Quando amar nos consome
Assisti recentemente o filme que estreou em agosto passado no Brasil: Passagens (Passages, do diretor Ira Sachs), estrelado por Franz Rogowski (Tomas Freiburg), Ben Whishaw (Martin) e Adèle Exarchopoulos (Agathe). A história gira em torno de um triângulo amoroso. Tomas é um diretor independente, casado com um editor literário, Martin. Ao terminar as filmagens de um filme, Tomas conhece Agathe, uma professora primária e se apaixona por ela. Já de cara, o filme mostra a plêiade de possibilidades que orbita nos relacionamentos humanos. Vou me segurar para não dar spoiller, porque o que me interessa aqui é falar sobre o que o filme me fez pensar.
Trailer Oficial
Pois bem, o humano é por essência um ser relacional. É tão verdade isso que se um bebê for abandonado à própria sorte com apenas um mês de vida, ele não sobrevive. Já outros seres são capazes sim de andar, de buscar comida e tentar se defender dos horrores do mundo. Nós não! Nós precisamos uns dos outros. Precisamos de cuidados, de sermos alimentados, protegidos, ensinados a andar, falar e assim por diante vida afora.
Daí, vamos crescendo, nos desenvolvendo, construindo nossas subjetividades e nos deparamos com uma outra essência paradoxal e ambivalente que é a solidão. Somos também, em essência, seres únicos e, portanto, preservamos - uns mais, outros menos - um forte sentimento de solidão. Muitas vezes, quanto mais gente, mais nos apercebemos sozinhos. Basta lembrar das festas de final de ano que aconteceram há pouco. Tanta gente e tanto barulho incapazes de ouvir o que gritam nossos silêncios.

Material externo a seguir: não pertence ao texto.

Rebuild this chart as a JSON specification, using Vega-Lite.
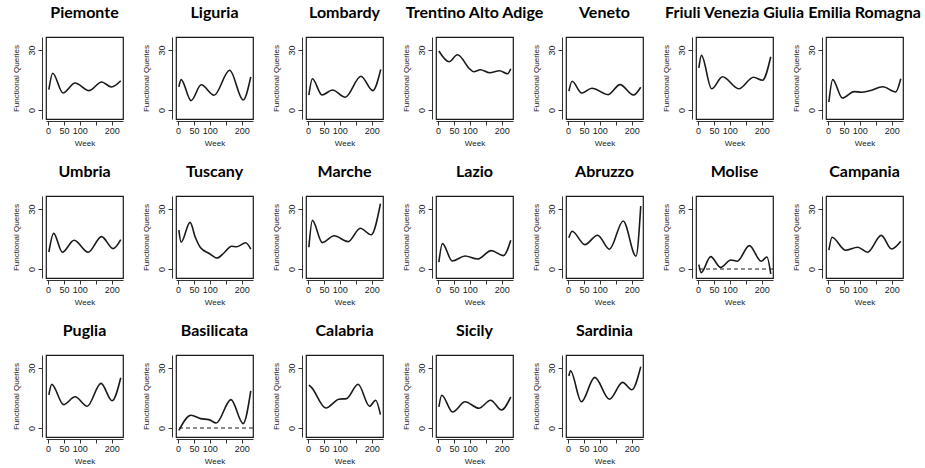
{
  "$schema": "https://vega.github.io/schema/vega-lite/v6.json",
  "padding": {"left": 11, "top": 4, "right": 0, "bottom": 0},
  "background": "white",
  "data": {"values": [
    {"r":"Piemonte","w":3,"v":10.2},{"r":"Piemonte","w":15,"v":18.4},{"r":"Piemonte","w":47,"v":8.5},{"r":"Piemonte","w":85,"v":13.5},{"r":"Piemonte","w":129,"v":9.7},{"r":"Piemonte","w":168,"v":14},{"r":"Piemonte","w":199,"v":11.5},{"r":"Piemonte","w":228,"v":14.6},
    {"r":"Liguria","w":3,"v":11.6},{"r":"Liguria","w":10,"v":15.2},{"r":"Liguria","w":41,"v":4.7},{"r":"Liguria","w":73,"v":12.6},{"r":"Liguria","w":113,"v":7.4},{"r":"Liguria","w":162,"v":19.9},{"r":"Liguria","w":204,"v":5},{"r":"Liguria","w":228,"v":16.6},
    {"r":"Lombardy","w":3,"v":7.4},{"r":"Lombardy","w":14,"v":15.6},{"r":"Lombardy","w":44,"v":7.5},{"r":"Lombardy","w":77,"v":10},{"r":"Lombardy","w":117,"v":6.4},{"r":"Lombardy","w":166,"v":16.9},{"r":"Lombardy","w":203,"v":9.7},{"r":"Lombardy","w":228,"v":20.3},
    {"r":"Trentino Alto Adige","w":3,"v":29.5},{"r":"Trentino Alto Adige","w":35,"v":24.1},{"r":"Trentino Alto Adige","w":61,"v":27.6},{"r":"Trentino Alto Adige","w":101,"v":20.3},{"r":"Trentino Alto Adige","w":112,"v":19.1},{"r":"Trentino Alto Adige","w":133,"v":20.1},{"r":"Trentino Alto Adige","w":162,"v":18.6},{"r":"Trentino Alto Adige","w":193,"v":19.6},{"r":"Trentino Alto Adige","w":218,"v":18.1},{"r":"Trentino Alto Adige","w":228,"v":20.6},
    {"r":"Veneto","w":3,"v":9.4},{"r":"Veneto","w":13,"v":14.4},{"r":"Veneto","w":43,"v":8.5},{"r":"Veneto","w":75,"v":10.9},{"r":"Veneto","w":126,"v":7.7},{"r":"Veneto","w":163,"v":12.7},{"r":"Veneto","w":205,"v":7.5},{"r":"Veneto","w":228,"v":11.4},
    {"r":"Friuli Venezia Giulia","w":3,"v":21.1},{"r":"Friuli Venezia Giulia","w":11,"v":27.3},{"r":"Friuli Venezia Giulia","w":43,"v":10.6},{"r":"Friuli Venezia Giulia","w":77,"v":16.6},{"r":"Friuli Venezia Giulia","w":128,"v":10.6},{"r":"Friuli Venezia Giulia","w":174,"v":16.4},{"r":"Friuli Venezia Giulia","w":202,"v":14.9},{"r":"Friuli Venezia Giulia","w":228,"v":26.6},
    {"r":"Emilia Romagna","w":3,"v":4},{"r":"Emilia Romagna","w":15,"v":15.2},{"r":"Emilia Romagna","w":45,"v":6},{"r":"Emilia Romagna","w":82,"v":9.2},{"r":"Emilia Romagna","w":105,"v":8.9},{"r":"Emilia Romagna","w":130,"v":9.6},{"r":"Emilia Romagna","w":172,"v":11.6},{"r":"Emilia Romagna","w":212,"v":9},{"r":"Emilia Romagna","w":228,"v":15.6},
    {"r":"Umbria","w":3,"v":8.5},{"r":"Umbria","w":18,"v":17.8},{"r":"Umbria","w":45,"v":8.4},{"r":"Umbria","w":82,"v":14.4},{"r":"Umbria","w":126,"v":8.4},{"r":"Umbria","w":168,"v":16.2},{"r":"Umbria","w":204,"v":10.2},{"r":"Umbria","w":228,"v":14.7},
    {"r":"Tuscany","w":3,"v":19.4},{"r":"Tuscany","w":10,"v":13.4},{"r":"Tuscany","w":38,"v":23.3},{"r":"Tuscany","w":55,"v":15.6},{"r":"Tuscany","w":71,"v":10.6},{"r":"Tuscany","w":97,"v":7.9},{"r":"Tuscany","w":123,"v":5.5},{"r":"Tuscany","w":144,"v":8},{"r":"Tuscany","w":168,"v":11.4},{"r":"Tuscany","w":183,"v":11.1},{"r":"Tuscany","w":212,"v":13.1},{"r":"Tuscany","w":228,"v":9.9},
    {"r":"Marche","w":3,"v":10.9},{"r":"Marche","w":14,"v":24.3},{"r":"Marche","w":45,"v":13.2},{"r":"Marche","w":82,"v":16.6},{"r":"Marche","w":126,"v":13.7},{"r":"Marche","w":164,"v":20.4},{"r":"Marche","w":198,"v":17.1},{"r":"Marche","w":227,"v":32.7},
    {"r":"Lazio","w":3,"v":3.4},{"r":"Lazio","w":14,"v":12.7},{"r":"Lazio","w":45,"v":4},{"r":"Lazio","w":85,"v":6.5},{"r":"Lazio","w":124,"v":5},{"r":"Lazio","w":167,"v":9.2},{"r":"Lazio","w":205,"v":6.7},{"r":"Lazio","w":228,"v":14.4},
    {"r":"Abruzzo","w":3,"v":15.6},{"r":"Abruzzo","w":13,"v":18.9},{"r":"Abruzzo","w":53,"v":12.2},{"r":"Abruzzo","w":93,"v":16.9},{"r":"Abruzzo","w":130,"v":9.9},{"r":"Abruzzo","w":173,"v":24},{"r":"Abruzzo","w":213,"v":6.4},{"r":"Abruzzo","w":228,"v":31.5},
    {"r":"Molise","w":3,"v":2.2},{"r":"Molise","w":10,"v":-1.8},{"r":"Molise","w":40,"v":6.2},{"r":"Molise","w":71,"v":0.8},{"r":"Molise","w":103,"v":4.5},{"r":"Molise","w":123,"v":3.9},{"r":"Molise","w":161,"v":11.7},{"r":"Molise","w":198,"v":3.9},{"r":"Molise","w":216,"v":6},{"r":"Molise","w":228,"v":-2.5},
    {"r":"Campania","w":3,"v":9.4},{"r":"Campania","w":13,"v":15.9},{"r":"Campania","w":55,"v":9.4},{"r":"Campania","w":93,"v":10.9},{"r":"Campania","w":124,"v":8.4},{"r":"Campania","w":167,"v":16.8},{"r":"Campania","w":199,"v":10},{"r":"Campania","w":228,"v":13.9},
    {"r":"Puglia","w":3,"v":16.6},{"r":"Puglia","w":12,"v":21.8},{"r":"Puglia","w":49,"v":11.7},{"r":"Puglia","w":85,"v":15.6},{"r":"Puglia","w":123,"v":10.9},{"r":"Puglia","w":166,"v":22.3},{"r":"Puglia","w":201,"v":13.6},{"r":"Puglia","w":228,"v":25.1},
    {"r":"Basilicata","w":3,"v":-1.2},{"r":"Basilicata","w":41,"v":6.4},{"r":"Basilicata","w":71,"v":4.7},{"r":"Basilicata","w":97,"v":4.2},{"r":"Basilicata","w":120,"v":2.5},{"r":"Basilicata","w":166,"v":14.2},{"r":"Basilicata","w":204,"v":2.2},{"r":"Basilicata","w":228,"v":18.6},
    {"r":"Calabria","w":3,"v":21.4},{"r":"Calabria","w":11,"v":20.3},{"r":"Calabria","w":56,"v":10},{"r":"Calabria","w":97,"v":14.4},{"r":"Calabria","w":121,"v":14.7},{"r":"Calabria","w":157,"v":21.9},{"r":"Calabria","w":193,"v":10.9},{"r":"Calabria","w":212,"v":13.9},{"r":"Calabria","w":227,"v":6.7},
    {"r":"Sicily","w":3,"v":10.6},{"r":"Sicily","w":12,"v":16.4},{"r":"Sicily","w":46,"v":8},{"r":"Sicily","w":85,"v":13.1},{"r":"Sicily","w":128,"v":9.9},{"r":"Sicily","w":165,"v":13.9},{"r":"Sicily","w":199,"v":9},{"r":"Sicily","w":228,"v":15.6},
    {"r":"Sardinia","w":3,"v":26},{"r":"Sardinia","w":8,"v":28.6},{"r":"Sardinia","w":42,"v":13.1},{"r":"Sardinia","w":84,"v":25.3},{"r":"Sardinia","w":130,"v":14.4},{"r":"Sardinia","w":171,"v":22.8},{"r":"Sardinia","w":200,"v":19.1},{"r":"Sardinia","w":228,"v":30.7},
    {"r":"Molise","z":0},{"r":"Basilicata","z":0}
  ]},
  "facet": {
    "field": "r",
    "type": "nominal",
    "sort": ["Piemonte","Liguria","Lombardy","Trentino Alto Adige","Veneto","Friuli Venezia Giulia","Emilia Romagna","Umbria","Tuscany","Marche","Lazio","Abruzzo","Molise","Campania","Puglia","Basilicata","Calabria","Sicily","Sardinia"],
    "header": {"title": null, "labelFont": "Lato", "labelFontSize": 16, "labelFontWeight": "bold", "labelColor": "black", "labelPadding": 16}
  },
  "columns": 7,
  "bounds": "flush",
  "spacing": {"column": 53, "row": 77},
  "resolve": {"axis": {"x": "independent", "y": "independent"}},
  "spec": {
    "width": 77,
    "height": 82,
    "layer": [
      {
        "transform": [{"filter": "isValid(datum.v)"}],
        "mark": {"type": "line", "interpolate": "monotone", "color": "#1a1a1a", "strokeWidth": 1.6},
        "encoding": {
          "x": {"field": "w", "type": "quantitative", "scale": {"domain": [-6, 235], "nice": false, "zero": false},
                "axis": {"title": "Week", "values": [0, 50, 100, 150, 200], "labelExpr": "datum.value == 150 ? '' : datum.label"}},
          "y": {"field": "v", "type": "quantitative", "scale": {"domain": [-4.5, 36.5], "nice": false, "zero": false},
                "axis": {"title": "Functional Queries", "values": [0, 10, 20, 30], "labelAngle": -90, "labelAlign": "center", "labelBaseline": "bottom", "labelOverlap": false}}
        }
      },
      {
        "transform": [{"filter": "isValid(datum.z)"}],
        "mark": {"type": "rule", "color": "#1a1a1a", "strokeDash": [4, 3], "strokeWidth": 1.2},
        "encoding": {"y": {"field": "z", "type": "quantitative"}}
      }
    ]
  },
  "config": {
    "view": {"stroke": "#1a1a1a", "strokeWidth": 1.2},
    "axis": {
      "grid": false,
      "labelFont": "Liberation Sans",
      "titleFont": "Liberation Sans",
      "labelFontSize": 9,
      "titleFontSize": 8,
      "titleFontWeight": "normal",
      "labelColor": "#222",
      "titleColor": "#222",
      "domainColor": "#333",
      "tickColor": "#333",
      "tickSize": 4,
      "labelPadding": 2,
      "offset": 4,
      "titlePadding": 7,
      "labelOverlap": false
    },
    "axisX": {"titlePadding": 4, "offset": 2, "labelPadding": 1}
  }
}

Em si tratando de relacionamentos, existe um termo muito usado na contemporaneidade, criado pelo filósofo e sociólogo polonês, Zygmunt Bauman. Segundo ele, vivemos na era dos "amores líquidos". Alguém já tentou segurar água nas mãos? Sempre que eu penso nessa expressão, eu penso imageticamente nessa metáfora. E acho que agora vou me lembrar muito desse filme também. Ao contrário do sentido de fluidez no campo econômico, que traz segurança, a fluidez no campo das relações nos torna descartáveis, desinteressantes. É possível amar alguém durante um webnamoro e, em duas semanas, com dois cliques, deletamos e cancelamos essa pessoa.
Claro que a solidão nos singulariza em várias frentes. Por exemplo, ninguém jamais conseguirá mensurar como é a dor de cabeça do outro. A gente pode até fazer ideia, mas a gente só sabe mesmo como é a nossa dor, como são as nossas alegrias, nossas emoções, o que nos afeta. E, convenhamos, muitas vezes sequer conseguimos nos compreender direito.
No filme, quando Tomas decide dar segmento à relação com Agathe, ele precisa abrir mão de uma vida que tinha ao lado de Martin. E esse é o momento em que o fio do novelo é puxado e que vai trazer à tona a trama e os conflitos que surgirão nos 91 minutos da película que não explora, definitivamente, o corpo feminino. O contrário, já não posso afirmar.
Vivemos, portanto, a era da flexibilidade e da insegurança. Da facilidade e da fragilidade. Da vitrine que nos faz visíveis, à dificuldade de construirmos vínculos sólidos. Afinal, Narciso só é capaz de amar a si mesmo. Tomas é aquele personagem típico que ao olhar no fundo dos olhos do ser amado, só vê o próprio reflexo. Ele não é capaz de transpor a lâmina da convivência, dos conflitos, das discordâncias. Ele só fica boiando no próprio desejo. E isso vale para todo mundo.
É fato que nos tornamos consumo uns para os outros. E isso não tem nada a ver em ser catastrófica, nem é uma tentativa de lacração. Consumimos uns aos outros sim. A questão é, e quando isso nos consome? O que fazer depois? Quem é que paga essa conta?